A film by Robert Zemeckis
"The Polar Express" is based on a 29 page award winning children's book by Chris Van Allsburg. Robert Zemeckis obviously had to expand Van Allsburg's book, but he still begins with the first line of the book and ends with the last line. "The Polar Express" is animation like we have never seen before, using a movement capture technology which has advanced far beyond anything that has come before.
Hero Boy (Tom Hanks) has lost his faith in Christmas. He has told his sister that there is no Santa Claus, and while he still wants to believe that Santa Claus lives at the North Pole and delivers presents to all the good little boys and girls, he knows from his encyclopedia that the North Pole is barren with no life. He goes to sleep on Christmas Eve but is woken in the middle of the night by the sound of a train outside his window. He puts on his jacket and runs outside and sees a big train in the middle of the street with a Conductor (Tom Hanks) "all aboard!" The train, the Polar Express, is headed to the North Pole and Hero Boy is on the list of passengers. After a moment's hesitation, Hero Boy decides to take the trip.
All of the other kids on the train believe that they are truly going to the North Pole to see Santa Claus, but Hero Boy is not so sure. Despite the magic of a train pulling up to his house in the middle of the night taking him on a wonderous trip, he doesn't believe. He does befriend Hero Girl (Nona Gaye), however, and after losing her ticket by mistake, Hero Boy has a small adventure on the train trying to find the ticket and then trying to find Hero Girl.

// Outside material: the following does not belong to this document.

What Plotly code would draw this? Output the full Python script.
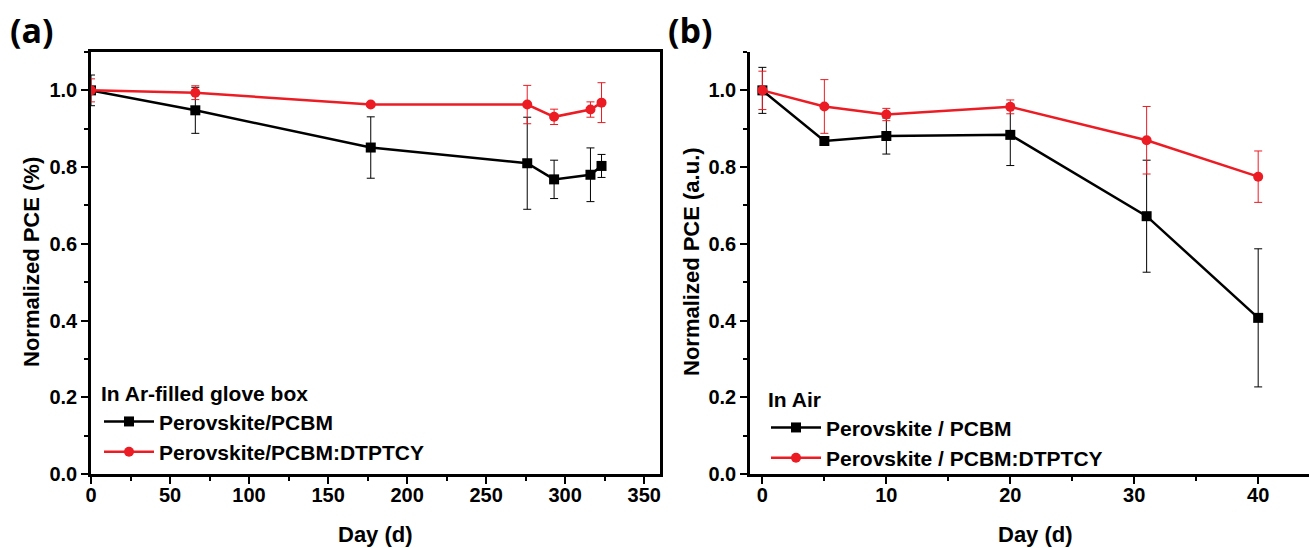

Much of "The Polar Express" takes place on the train until it reaches the North Pole, so the scope of the adventure is small. But, this is a very visual movie and anytime the movie takes a peek outside the windows of the train it is absolutely stunning. The animation looks more than real. Everything is extra sharp and beautiful. The only trouble is with the human characters. While these are perhaps the best animated human characters (better than "Final Fantasy"), they still look a little bit creepy in the face. They move well, but their faces are not exceptionally expressive and look a bit dead at times. While the partial creepiness lasts throughout the movie, it takes a backseat to the physical beauty of the animation and the enjoyment of the movie.
The voice talent in "The Polar Express" all does a very good job. Tom Hanks, who performs as Hero Boy, The Conductor, The Hobo, Santa Claus, the Father, and Scrooge is excellent as always. Nona Gaye is perfect in her role as Hero Girl and I would suggest that she is really the backbone of the movie. We also get to see Peter Scolari (better known as the guy from "Bosom Buddies" who didn't become famous) as the Lonely Boy.
"The Polar Express" has the potential to be a perennial holiday favorite for years to come. There is a sweetness and a sadness in this story of a child that is sure to resonate with viewers. This story gets lost at times in the long, though fun, train voyage to the North Pole. This movie would, perhaps, be better suited to a shorter television special (though I can't imagine any television producer paying the money to make this movie for tv), but it works in the theatre.
By no means is this a perfect movie, and far too much attention will be paid to how much "The Polar Express" cost to make (though it will lead to further innovation and cheaper techniques for other movies to use), but this is a nice, sweet holiday movie. It is about the spirit of Christmas and holding onto that "magic" that is the belief of a child.